Who can doubt that he was right? Just as the 18th Century saw the world’s centre of gravity shift from the Mediterranean to the Atlantic, so the 21st Century is seeing it shift from the Atlantic to the Pacific.
Britain is not a Pacific territory, obviously – other than in the technical sense of owning Pitcairn and its associated islands. But we have exceptionally close links with many states that are: the United States, Canada, Singapore, Hong Kong, Australia and New Zealand are common law, Anglophone states as, to a large extent, are Brunei and Malaysia and, to a lesser extent, the Philippines. Britain, in other words, is well positioned to benefit from the spectacular growth of the Pacific region.
Until now, freer trade with that region has been held out by ministers as one of the clear benefits of Brexit. Britain, we were told, would join the clunkily-named Comprehensive and Progressive Agreement for Trans-Pacific Partnership (CPTPP) which brings together 11 Pacific nations with a combined population of 500 million. The CPTPP has been described as the gold standard modern trade association – unsurprisingly, given the free-trading instincts of the two nations that first promoted it, New Zealand and Singapore.
Donald Trump, who has a different attitude to commerce, pulled the United States out of the deal, though it is of course possible that a later American administration might rejoin. His withdrawal disheartened many of the other participants who were naturally delighted by the prospect that Britain, the world’s fifth economy, might partially step into America’s place. The leaders of Japan, Malaysia, Singapore, Australia and New Zealand have all called for UK accession.
That prospect now looks impossible. A new paper published by the Initiative for Free Trade (of which, in the interests of disclosure, I am President) looks in some detail at the mechanics of UK membership. Written by two acknowledged global trade experts, Deborah Elms and Hosuk Lee-Makiyama, A Roadmap for UK Accession to CPTPP weighs up the case for British membership and comes down unequivocally in favour. Some of the benefits are vast and obvious. British (that is, EU) beef exported to Japan is currently subject to duties of 38.5 per cent; dairy exports to Canada can face duties as high as 250 per cent.

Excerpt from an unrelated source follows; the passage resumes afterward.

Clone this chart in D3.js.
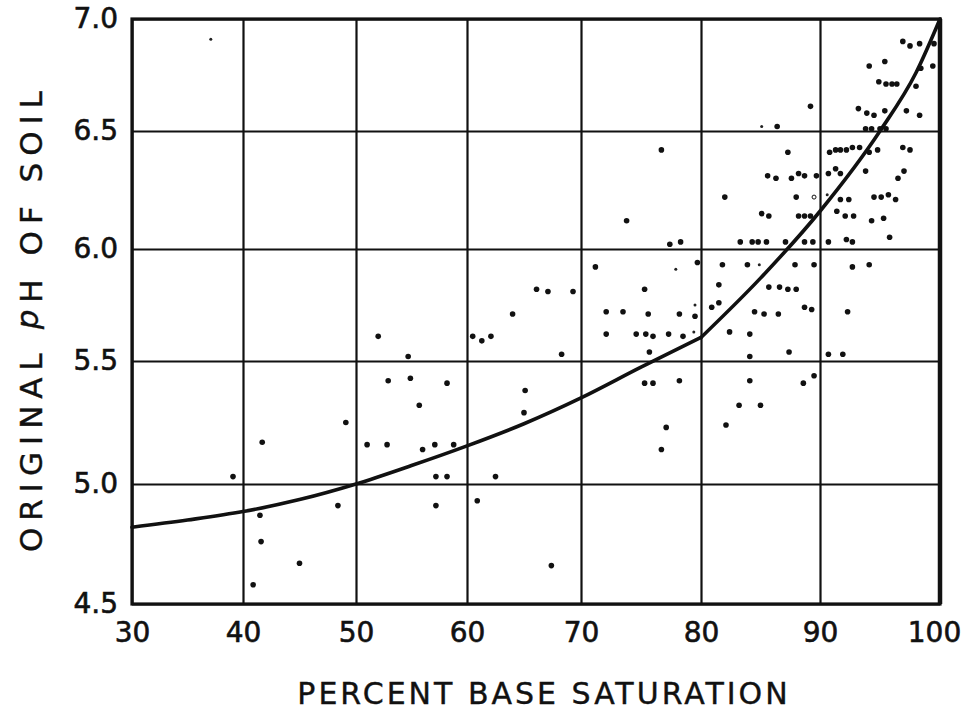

Under what form of Brexit might Britain join? In all circumstances except one. Britain could join the CPTPP in a no-deal scenario, with a Canada-Plus treaty, as an EFTA or EEA member and even, with some qualifications, under Chequers. But it cannot join while it remains in the customs union – which everyone in Brussels understands the proposed deal to mean, though membership is sold in Britain as temporary.
How inexplicable – and how shameful – that Britain has thrown away perhaps the least controversial advantage of Brexit. Before the referendum, almost no one defended the EU’s customs union, which penalised poor countries and hit Britain uniquely as the sole member that traded more outside than within the bloc. Now, this worst-of-all-worlds outcome is preposterously presented as some sort of compromise.
A good case can be made for compromise – for being, as the saying goes, half-in-half-out. That, broadly speaking, was how the referendum went. But we should have aimed to keep the good half and junk the bad half. Leaving the EU but keeping the customs union is, as the IEA’s Kristian Niemietz puts it, throwing away the burger and eating the napkin. What fools we look. What fools we are.